» **Task to carry out**
Extract every line from the records below that contains the word "this".

Source code of charts:
★ ★ ★ ★

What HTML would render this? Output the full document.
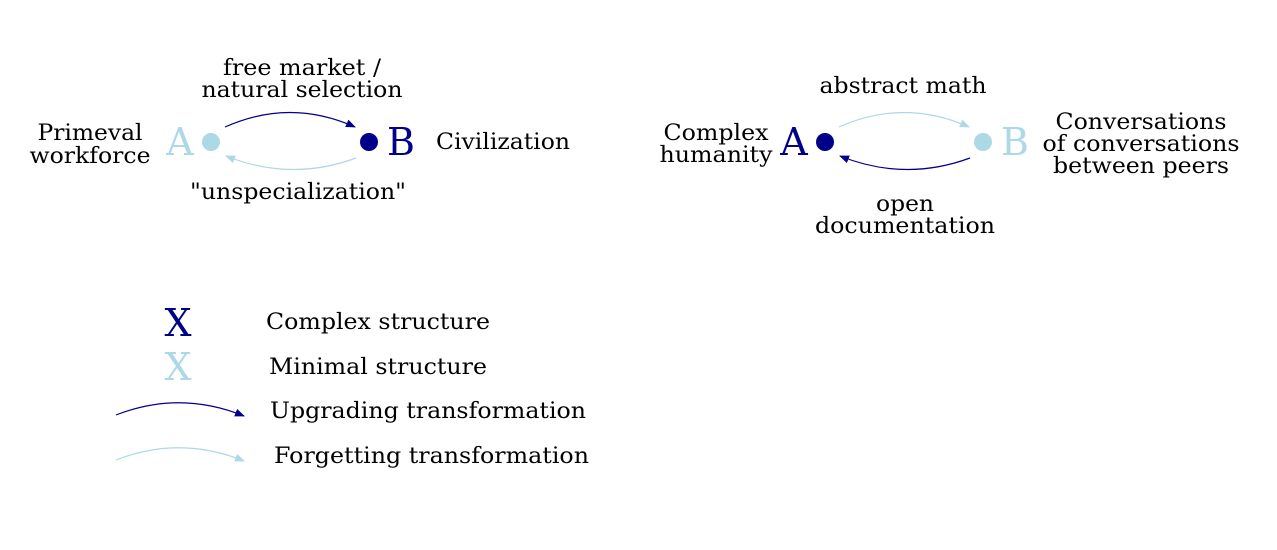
<!DOCTYPE html>
<html><head><style>body{margin:0;background:#fff}svg{display:block}</style></head><body>
<svg width="1277" height="550" xmlns="http://www.w3.org/2000/svg" font-family="DejaVu Serif, Liberation Serif, serif">
<defs>
<marker id="ad" markerWidth="10" markerHeight="8" refX="9" refY="4" orient="auto" markerUnits="userSpaceOnUse"><path d="M0,0 L10,4 L0,8 z" fill="#00008b"/></marker>
<marker id="al" markerWidth="10" markerHeight="8" refX="9" refY="4" orient="auto" markerUnits="userSpaceOnUse"><path d="M0,0 L10,4 L0,8 z" fill="#add8e6"/></marker>
</defs>
<g font-size="22" fill="#000" text-anchor="middle" lengthAdjust="spacingAndGlyphs">
<text x="90" y="140" textLength="105" lengthAdjust="spacingAndGlyphs">Primeval</text>
<text x="90" y="163" textLength="121" lengthAdjust="spacingAndGlyphs">workforce</text>
<text x="503" y="149" textLength="134" lengthAdjust="spacingAndGlyphs">Civilization</text>
<text x="302" y="75" textLength="158" lengthAdjust="spacingAndGlyphs">free market /</text>
<text x="302" y="97" textLength="201" lengthAdjust="spacingAndGlyphs">natural selection</text>
<text x="298" y="199" textLength="216" lengthAdjust="spacingAndGlyphs">"unspecialization"</text>
<text x="903" y="93" textLength="167" lengthAdjust="spacingAndGlyphs">abstract math</text>
<text x="905" y="211" textLength="58" lengthAdjust="spacingAndGlyphs">open</text>
<text x="905" y="233" textLength="180" lengthAdjust="spacingAndGlyphs">documentation</text>
<text x="716" y="140" textLength="105" lengthAdjust="spacingAndGlyphs">Complex</text>
<text x="716" y="162" textLength="113" lengthAdjust="spacingAndGlyphs">humanity</text>
<text x="1141" y="129" textLength="171" lengthAdjust="spacingAndGlyphs">Conversations</text>
<text x="1141" y="151" textLength="197" lengthAdjust="spacingAndGlyphs">of conversations</text>
<text x="1141" y="173" textLength="176" lengthAdjust="spacingAndGlyphs">between peers</text>
</g>
<g font-size="22" fill="#000">
<text x="266" y="329" textLength="224" lengthAdjust="spacingAndGlyphs">Complex structure</text>
<text x="269" y="374" textLength="218" lengthAdjust="spacingAndGlyphs">Minimal structure</text>
<text x="270" y="418" textLength="316" lengthAdjust="spacingAndGlyphs">Upgrading transformation</text>
<text x="274" y="463" textLength="315" lengthAdjust="spacingAndGlyphs">Forgetting transformation</text>
</g>
<g font-size="38" text-anchor="middle">
<text x="180" y="155" fill="#add8e6">A</text>
<text x="401" y="155" fill="#00008b">B</text>
<text x="794" y="155" fill="#00008b">A</text>
<text x="1015" y="155" fill="#add8e6">B</text>
<text x="178" y="336" fill="#00008b">X</text>
<text x="178" y="380" fill="#add8e6">X</text>
</g>
<circle cx="211" cy="142" r="9" fill="#add8e6"/>
<circle cx="369" cy="142" r="9" fill="#00008b"/>
<circle cx="825" cy="142" r="9" fill="#00008b"/>
<circle cx="983" cy="142" r="9" fill="#add8e6"/>
<g fill="none" stroke-width="1.2">
<path d="M225,127 Q290,98 355,127" stroke="#00008b" marker-end="url(#ad)"/>
<path d="M356,158 Q291,182 226,156" stroke="#add8e6" marker-end="url(#al)"/>
<path d="M839,127 Q904,98 969,127" stroke="#add8e6" marker-end="url(#al)"/>
<path d="M970,158 Q905,182 840,156" stroke="#00008b" marker-end="url(#ad)"/>
<path d="M116,415 Q180,390 244,416" stroke="#00008b" marker-end="url(#ad)"/>
<path d="M116,460 Q180,435 244,461" stroke="#add8e6" marker-end="url(#al)"/>
</g>
</svg>
</body></html>
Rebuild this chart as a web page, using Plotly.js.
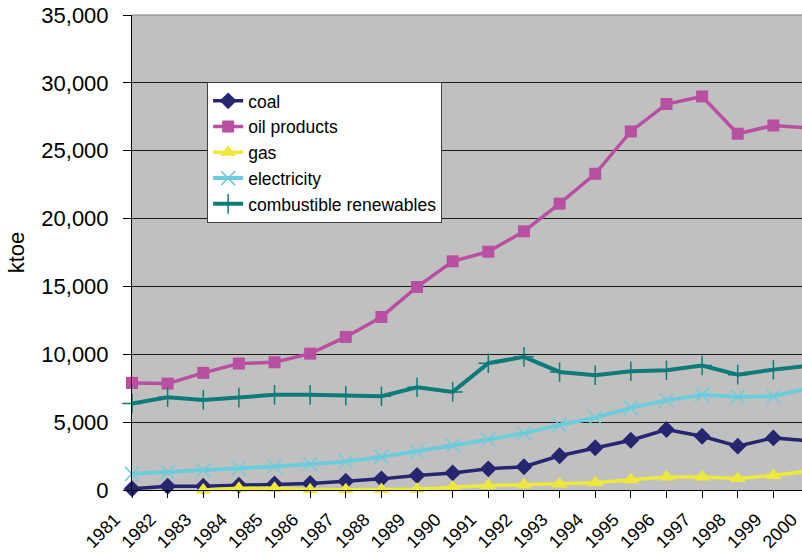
<!DOCTYPE html>
<html>
<head>
<meta charset="utf-8">
<script src="https://cdn.plot.ly/plotly-3.0.1.min.js"></script>
<style>
  html, body { margin: 0; padding: 0; overflow: hidden; background: #ffffff; }
  #chart { width: 820px; height: 552px; }
</style>
</head>
<body>
<div id="chart"></div>
<script>
// Final energy consumption by source, 1981-2000 (ktoe)
const years = ['1981','1982','1983','1984','1985','1986','1987','1988','1989','1990',
               '1991','1992','1993','1994','1995','1996','1997','1998','1999','2000'];

const coal        = [90, 280, 280, 350, 450, 480, 650, 820, 1070, 1260,
                     1560, 1710, 2520, 3110, 3670, 4460, 3960, 3230, 3840, 3620];
const oilProducts = [7890, 7840, 8630, 9320, 9410, 10050, 11280, 12750, 14960, 16850,
                     17560, 19060, 21100, 23300, 26420, 28440, 29000, 26250, 26860, 26680];
const gas         = [null, null, 0, 130, 130, 10, 20, 30, 60, 200,
                     330, 380, 450, 530, 750, 950, 950, 850, 1070, 1400];
const electricity = [1190, 1310, 1460, 1580, 1730, 1900, 2100, 2440, 2840, 3280,
                     3720, 4180, 4800, 5320, 6050, 6610, 7010, 6860, 6910, 7500];
const renewables  = [6370, 6840, 6640, 6810, 7010, 7010, 6940, 6910, 7570, 7230,
                     9340, 9810, 8700, 8460, 8750, 8820, 9170, 8500, 8870, 9150];

const seriesNames = ['coal', 'oil products', 'gas', 'electricity', 'combustible renewables'];
const yTickVals   = [0, 5000, 10000, 15000, 20000, 25000, 30000, 35000];

const FONT = 'Liberation Sans, Arial, Helvetica, sans-serif';

function series(name, values, color, symbol, size, lineWidth, thinMarker) {
  return {
    type: 'scatter',
    mode: 'lines+markers',
    name: name,
    x: years,
    y: values,
    connectgaps: false,
    cliponaxis: false,
    line: { color: color, width: lineWidth },
    marker: thinMarker
      ? { symbol: symbol, size: size, color: color, line: { color: color, width: 1.5 } }
      : { symbol: symbol, size: size, color: color, line: { width: 0 } }
  };
}

const data = [
  series(seriesNames[0], coal,        '#262670', 'diamond',     13, 3.5, false),
  series(seriesNames[1], oilProducts, '#B94FA0', 'square',      12, 3.5, false),
  series(seriesNames[2], gas,         '#EEE83A', 'triangle-up', 14, 3.5, false),
  series(seriesNames[3], electricity, '#6DCCDB', 'x-thin',      14, 4,   true),
  series(seriesNames[4], renewables,  '#0E7B7B', 'cross-thin',  14, 4,   true)
];

const layout = {
  width: 820,
  height: 552,
  margin: { l: 132, r: 11, t: 15, b: 62 },
  paper_bgcolor: '#ffffff',
  plot_bgcolor: '#C0C0C0',
  font: { family: FONT, size: 22, color: '#000000' },
  showlegend: true,
  legend: {
    x: 0.111, y: 0.859, xanchor: 'left', yanchor: 'top',
    bgcolor: '#ffffff', bordercolor: '#404040', borderwidth: 1,
    font: { family: FONT, size: 17.5, color: '#000000' },
    tracegroupgap: 0
  },
  xaxis: {
    type: 'category',
    range: [0, 19],
    tickvals: years,
    ticktext: years,
    tickangle: -45,
    tickfont: { family: FONT, size: 18, color: '#000000' },
    ticks: 'outside', ticklen: 7, tickcolor: '#000000', tickwidth: 1,
    ticklabelshift: -17,
    ticklabelstandoff: 4,
    showline: true, linecolor: '#000000', linewidth: 1,
    showgrid: false, zeroline: false, fixedrange: true
  },
  yaxis: {
    range: [0, 35000],
    tickvals: yTickVals,
    tickformat: ',d',
    tickfont: { family: FONT, size: 22, color: '#000000' },
    ticks: 'outside', ticklen: 8, tickcolor: '#000000', tickwidth: 1,
    ticklabelstandoff: 10,
    showline: true, linecolor: '#000000', linewidth: 1,
    showgrid: true, gridcolor: '#1a1a1a', gridwidth: 1,
    zeroline: false, fixedrange: true,
    title: { text: 'ktoe', font: { family: FONT, size: 22, color: '#000000' }, standoff: 10 }
  },
  shapes: [
    { type: 'line', xref: 'paper', yref: 'paper', x0: 0, x1: 1, y0: 1, y1: 1,
      line: { color: '#808080', width: 1 } }
  ]
};

Plotly.newPlot('chart', data, layout, { staticPlot: true, displayModeBar: false });
</script>
</body>
</html>
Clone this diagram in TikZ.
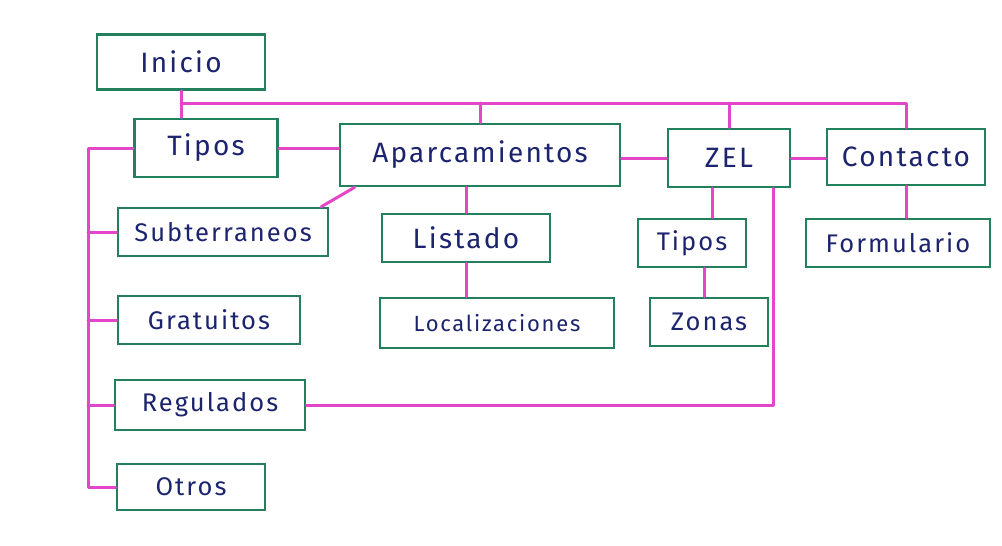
\documentclass[tikz,border=0pt]{standalone}
\usepackage{fontspec}
\setmainfont{Fira Sans}[LetterSpace=8]
\definecolor{boxgreen}{RGB}{34,128,92}
\definecolor{linkpink}{RGB}{228,70,200}
\definecolor{ink}{RGB}{28,36,110}
\begin{document}
\begin{tikzpicture}[x=1pt,y=-1pt,
  box/.style={draw=boxgreen, line width=2.6pt, inner sep=0pt, text=ink,
    font=\fontsize{28}{31}\selectfont},
  small/.style={font=\fontsize{25.5}{28}\selectfont},
  link/.style={draw=linkpink, line width=3pt, line cap=round, line join=round}]
\useasboundingbox[fill=white] (0,0) rectangle (1002,546);
% nodes
\node[box, minimum width=168pt, minimum height=55pt] (inicio) at (181,62) {Inicio};
\node[box, minimum width=143pt, minimum height=58pt] (tipos) at (206,148) {Tipos};
\node[box, minimum width=280pt, minimum height=62pt] (aparc) at (480,155) {Aparcamientos};
\node[box, minimum width=122pt, minimum height=58pt] (zel) at (729,158) {ZEL};
\node[box, minimum width=158pt, minimum height=56pt] (contacto) at (906,157) {Contacto};
\node[box, small, minimum width=210pt, minimum height=48pt] (subt) at (223,232) {Subterraneos};
\node[box, minimum width=168pt, minimum height=48pt] (listado) at (466,238) {Listado};
\node[box, small, minimum width=108pt, minimum height=48pt] (tiposz) at (692,243) {Tipos};
\node[box, small, minimum width=184pt, minimum height=48pt] (form) at (898,243) {Formulario};
\node[box, small, minimum width=182pt, minimum height=48pt] (grat) at (209,320) {Gratuitos};
\node[box, minimum width=234pt, minimum height=50pt, font=\fontsize{22}{25}\selectfont] (local) at (497,323) {Localizaciones};
\node[box, small, minimum width=118pt, minimum height=48pt] (zonas) at (709,322) {Zonas};
\node[box, small, minimum width=190pt, minimum height=50pt] (reg) at (210,405) {Regulados};
\node[box, small, minimum width=148pt, minimum height=46pt] (otros) at (191,487) {Otros};
% helper coordinates
\coordinate (bus) at (0,103);
\coordinate (spine) at (88,0);
\coordinate (zx) at (712,0);
\coordinate (zy) at (704,0);
\coordinate (zr) at (773,0);
% connectors
\draw[link] (inicio.south) -- (inicio.south |- tipos.north);
\draw[link] (inicio.south |- bus) -- (contacto.north |- bus) -- (contacto.north);
\draw[link] (aparc.north) -- (aparc.north |- bus);
\draw[link] (zel.north) -- (zel.north |- bus);
\draw[link] (tipos.east) -- (tipos.east -| aparc.west);
\draw[link] (aparc.east |- zel.west) -- (zel.west);
\draw[link] (zel.east) -- (zel.east -| contacto.west);
\draw[link] (tipos.west) -- (tipos.west -| spine) |- (otros.west);
\draw[link] (subt.west) -- (subt.west -| spine);
\draw[link] (grat.west) -- (grat.west -| spine);
\draw[link] (reg.west) -- (reg.west -| spine);
\draw[link] ([xshift=16pt]aparc.south west) -- ([xshift=-8pt]subt.north east);
\draw[link] (aparc.south -| listado.north) -- (listado.north);
\draw[link] (listado.south) -- (listado.south |- local.north);
\draw[link] (zx |- zel.south) -- (zx |- tiposz.north);
\draw[link] (zy |- tiposz.south) -- (zy |- zonas.north);
\draw[link] (zr |- zel.south) |- (reg.east);
\draw[link] (contacto.south) -- (contacto.south |- form.north);
\end{tikzpicture}
\end{document}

★ ★ ★ ★

» **Problem solution**
What HTML would render this? Output the full document.
Rebuild this chart as a web page, using Plotly.js.
Clone this diagram in TikZ.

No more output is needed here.